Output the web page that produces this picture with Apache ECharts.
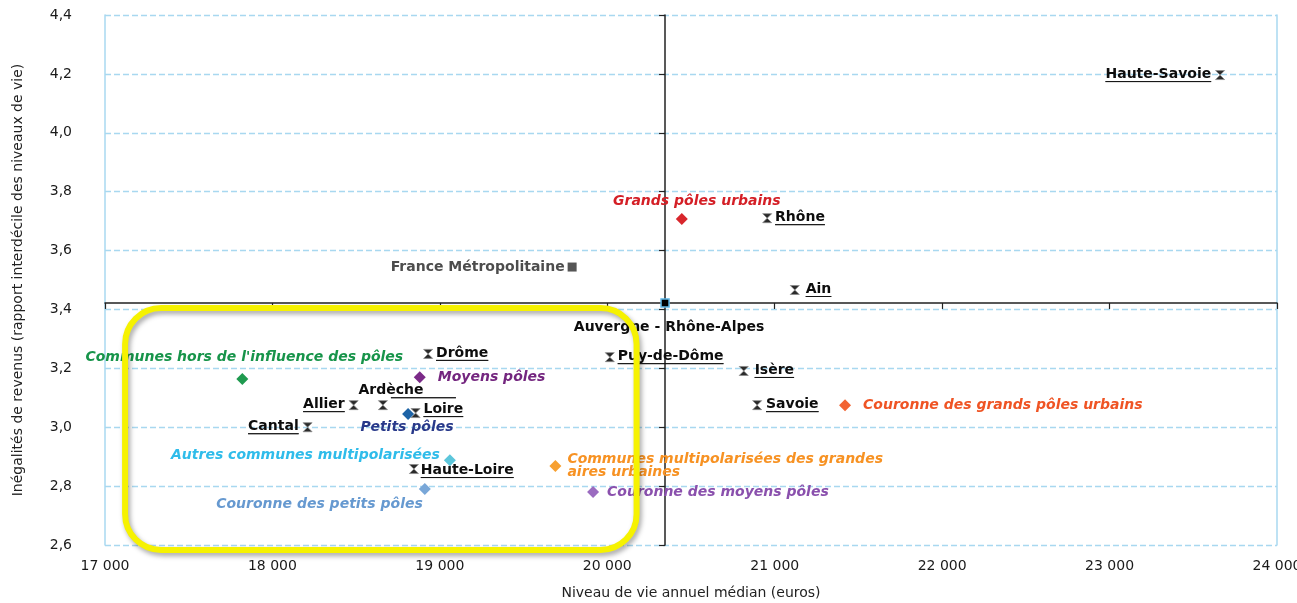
<!DOCTYPE html>
<html>
<head>
<meta charset="utf-8">
<script src="https://cdn.jsdelivr.net/npm/echarts@6/dist/echarts.min.js"></script>
<style>
html,body{margin:0;padding:0;background:#fff;}
#main{width:1297px;height:603px;}
</style>
</head>
<body>
<div id="main"></div>
<script>
// ---------- DATA ----------
const xTicks = [17000, 18000, 19000, 20000, 21000, 22000, 23000, 24000];
const yTicks = [2.6, 2.8, 3.0, 3.2, 3.4, 3.6, 3.8, 4.0, 4.2, 4.4];

const departementNames = ['Haute-Savoie', 'Rhône', 'Ain', 'Puy-de-Dôme', 'Isère', 'Savoie', 'Drôme', 'Ardèche', 'Allier', 'Loire', 'Cantal', 'Haute-Loire'];
const departementX = [23660, 20955, 21120, 20015, 20815, 20895, 18930, 18660, 18485, 18855, 18210, 18845];
const departementY = [4.196, 3.71, 3.466, 3.238, 3.191, 3.075, 3.249, 3.075, 3.075, 3.048, 3.0, 2.858];

const typologieNames = ['Grands pôles urbains', 'Couronne des grands pôles urbains', 'Moyens pôles', 'Couronne des moyens pôles', 'Petits pôles', 'Couronne des petits pôles', 'Communes multipolarisées des grandes\naires urbaines', 'Autres communes multipolarisées', "Communes hors de l'influence des pôles"];
const typologieX = [20445, 21420, 18880, 19915, 18810, 18910, 19690, 19060, 17820];
const typologieY = [3.707, 3.075, 3.170, 2.780, 3.045, 2.790, 2.868, 2.888, 3.164];

const franceName = 'France Métropolitaine';
const franceX = 19790, franceY = 3.544;
const regionName = 'Auvergne - Rhône-Alpes';
const regionX = 20345, regionY = 3.422;

// highlighted zone (x min, x max, y top, y bottom)
const highlightZone = [17120, 20175, 3.405, 2.583];

// ---------- STYLE ----------
const FONT = 'DejaVu Sans';
const xMin = 17000, xMax = 24000, yMin = 2.6, yMax = 4.4;
const gridL = 105, gridR = 20, gridT = 15, gridB = 58;
const gridW = 1297 - gridL - gridR, gridH = 603 - gridT - gridB;

const depLabel = {
  'Haute-Savoie': {position: 'left', distance: 4},
  'Rhône': {position: 'right', distance: 3},
  'Ain': {position: 'right', distance: 6},
  'Puy-de-Dôme': {position: 'right', distance: 3},
  'Isère': {position: 'right', distance: 6},
  'Savoie': {position: 'right', distance: 4},
  'Drôme': {position: 'right', distance: 3},
  'Ardèche': {position: 'top', distance: 2, offset: [8, 0]},
  'Allier': {position: 'left', distance: 4},
  'Loire': {position: 'right', distance: 3, offset: [0, -3]},
  'Cantal': {position: 'left', distance: 4},
  'Haute-Loire': {position: 'right', distance: 2, offset: [0, 2]}
};
const typoStyle = [
  {color: '#d8262c', label: '#d41f26', position: 'top', distance: 5, offset: [15, 0]},
  {color: '#f26433', label: '#ef5424', position: 'right', distance: 12},
  {color: '#7b2a88', label: '#74267f', position: 'right', distance: 12},
  {color: '#9b6cc0', label: '#8a50ad', position: 'right', distance: 8},
  {color: '#1d63a6', label: '#28398a', position: 'bottom', distance: 1, offset: [-1, 0]},
  {color: '#79a7d8', label: '#6699d0', position: 'left', distance: -4, offset: [0, 15]},
  {color: '#f7a031', label: '#f79223', position: 'right', distance: 6},
  {color: '#5cc6db', label: '#2fbcea', position: 'left', distance: 4, offset: [0, -5]},
  {color: '#1f9a4f', label: '#17944a', position: 'top', distance: 9, offset: [2, 0]}
];

const fmtThousands = v => String(v).replace(/\B(?=(\d{3})+(?!\d))/g, ' ');

const depData = departementNames.map((n, i) => {
  const s = depLabel[n];
  return {
    name: n,
    value: [departementX[i], departementY[i]],
    label: Object.assign({show: true, formatter: '{t|' + n + '}\n{u|}'}, s)
  };
});

const typoData = typologieNames.map((n, i) => {
  const s = typoStyle[i];
  return {
    name: n,
    value: [typologieX[i], typologieY[i]],
    itemStyle: {color: s.color, opacity: 1},
    label: {
      show: true, formatter: n, position: s.position, distance: s.distance,
      offset: s.offset || [0, 0], color: s.label, opacity: 1,
      fontFamily: FONT, fontWeight: 'bold', fontStyle: 'italic', fontSize: 14, lineHeight: 13
    }
  };
});

const chart = echarts.init(document.getElementById('main'), null, {renderer: 'canvas'});

const option = {
  animation: false,
  backgroundColor: '#fff',
  grid: {left: gridL, right: gridR, top: gridT, bottom: gridB, outerBoundsMode: 'none'},
  xAxis: [
    {
      type: 'value', min: xMin, max: xMax, interval: 1000,
      name: 'Niveau de vie annuel médian (euros)', nameLocation: 'middle', nameGap: 41,
      nameTextStyle: {fontFamily: FONT, fontSize: 14, color: '#222'},
      axisLine: {show: false}, axisTick: {show: false}, splitLine: {show: false},
      axisLabel: {fontFamily: FONT, fontSize: 14, color: '#1a1a1a', margin: 14,
        formatter: v => xTicks.indexOf(v) >= 0 ? fmtThousands(v) : ''}
    },
    {
      // crossing horizontal axis (at regional value)
      type: 'value', min: xMin, max: xMax, interval: 1000, position: 'bottom',
      offset: -((regionY - yMin) / (yMax - yMin) * gridH),
      axisLine: {show: true, lineStyle: {color: '#222', width: 1.5}},
      axisTick: {show: true, length: 6, lineStyle: {color: '#222', width: 1.2}},
      axisLabel: {show: false}, splitLine: {show: false}
    }
  ],
  yAxis: [
    {
      type: 'value', min: yMin, max: yMax, interval: 0.2,
      name: 'Inégalités de revenus (rapport interdécile des niveaux de vie)',
      nameLocation: 'middle', nameGap: 80,
      nameTextStyle: {fontFamily: FONT, fontSize: 14, color: '#222'},
      axisLine: {show: true, lineStyle: {color: '#a8d8f0', width: 1.5}},
      axisTick: {show: false},
      axisLabel: {fontFamily: FONT, fontSize: 14, color: '#1a1a1a', margin: 33,
        formatter: v => v.toFixed(1).replace('.', ',')},
      splitLine: {show: true, lineStyle: {color: '#a8d8f0', width: 1.3, type: [6, 3]}}
    },
    {
      // crossing vertical axis (at regional value)
      type: 'value', min: yMin, max: yMax, interval: 0.2, position: 'left',
      offset: -((regionX - xMin) / (xMax - xMin) * gridW),
      axisLine: {show: true, lineStyle: {color: '#222', width: 1.5}},
      axisTick: {show: true, length: 6, lineStyle: {color: '#222', width: 1.2}},
      axisLabel: {show: false}, splitLine: {show: false}
    },
    {
      // right border of the plot
      type: 'value', min: yMin, max: yMax, position: 'right',
      axisLine: {show: true, lineStyle: {color: '#a8d8f0', width: 1.5}},
      axisTick: {show: false}, axisLabel: {show: false}, splitLine: {show: false}
    }
  ],
  series: [
    {
      name: 'Départements', type: 'scatter', xAxisIndex: 0, yAxisIndex: 0,
      symbol: 'path://M0,0L10,0L0,10L10,10Z', symbolSize: 9,
      itemStyle: {color: '#2a2a2a', borderColor: '#8a8a8a', borderWidth: 0.8, opacity: 1},
      data: depData, z: 5,
      label: {
        show: true,
        rich: {
          t: {fontFamily: FONT, fontWeight: 'bold', fontSize: 14, color: '#0d0d0d', lineHeight: 13},
          u: {width: '100%', height: 0, borderColor: '#111', borderWidth: 0.9, lineHeight: 1}
        }
      }
    },
    {
      name: 'Typologie', type: 'scatter', xAxisIndex: 0, yAxisIndex: 0,
      symbol: 'diamond', symbolSize: 12, data: typoData, z: 6,
      itemStyle: {opacity: 1}
    },
    {
      name: franceName, type: 'scatter', xAxisIndex: 0, yAxisIndex: 0,
      symbol: 'rect', symbolSize: 9, itemStyle: {color: '#555', opacity: 1},
      data: [{name: franceName, value: [franceX, franceY]}],
      label: {show: true, position: 'left', distance: 3, formatter: franceName,
        fontFamily: FONT, fontWeight: 'bold', fontSize: 14, color: '#4d4d4d'}
    },
    {
      name: regionName, type: 'scatter', xAxisIndex: 0, yAxisIndex: 0,
      symbol: 'rect', symbolSize: 8, z: 10,
      itemStyle: {color: '#000', borderColor: '#5cb6e6', borderWidth: 1.5, opacity: 1},
      data: [{name: regionName, value: [regionX, regionY]}],
      label: {show: true, position: 'bottom', distance: 13, offset: [4, 0], formatter: regionName,
        fontFamily: FONT, fontWeight: 'bold', fontSize: 14, color: '#0d0d0d'}
    }
  ]
};

chart.setOption(option);

// highlighted zone drawn from data coordinates
const p1 = chart.convertToPixel({gridIndex: 0}, [highlightZone[0], highlightZone[2]]);
const p2 = chart.convertToPixel({gridIndex: 0}, [highlightZone[1], highlightZone[3]]);
chart.setOption({
  graphic: [{
    type: 'rect', z: 100, silent: true,
    shape: {x: p1[0], y: p1[1], width: p2[0] - p1[0], height: p2[1] - p1[1], r: 36},
    style: {fill: 'none', stroke: '#f6f200', lineWidth: 6,
      shadowBlur: 5, shadowColor: 'rgba(0,0,0,0.35)', shadowOffsetX: 2, shadowOffsetY: 3}
  }]
});
</script>
</body>
</html>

» **EXERCISE**
Everything from the first line of the listing above through the line that contains "3.048, 3.0, 2.858];" is to be restated word for word, minus the pictures.

» **REPLY TO THE EXERCISE**
Output the web page that produces this picture with Apache ECharts.
<!DOCTYPE html>
<html>
<head>
<meta charset="utf-8">
<script src="https://cdn.jsdelivr.net/npm/echarts@6/dist/echarts.min.js"></script>
<style>
html,body{margin:0;padding:0;background:#fff;}
#main{width:1297px;height:603px;}
</style>
</head>
<body>
<div id="main"></div>
<script>
// ---------- DATA ----------
const xTicks = [17000, 18000, 19000, 20000, 21000, 22000, 23000, 24000];
const yTicks = [2.6, 2.8, 3.0, 3.2, 3.4, 3.6, 3.8, 4.0, 4.2, 4.4];

const departementNames = ['Haute-Savoie', 'Rhône', 'Ain', 'Puy-de-Dôme', 'Isère', 'Savoie', 'Drôme', 'Ardèche', 'Allier', 'Loire', 'Cantal', 'Haute-Loire'];
const departementX = [23660, 20955, 21120, 20015, 20815, 20895, 18930, 18660, 18485, 18855, 18210, 18845];
const departementY = [4.196, 3.71, 3.466, 3.238, 3.191, 3.075, 3.249, 3.075, 3.075, 3.048, 3.0, 2.858];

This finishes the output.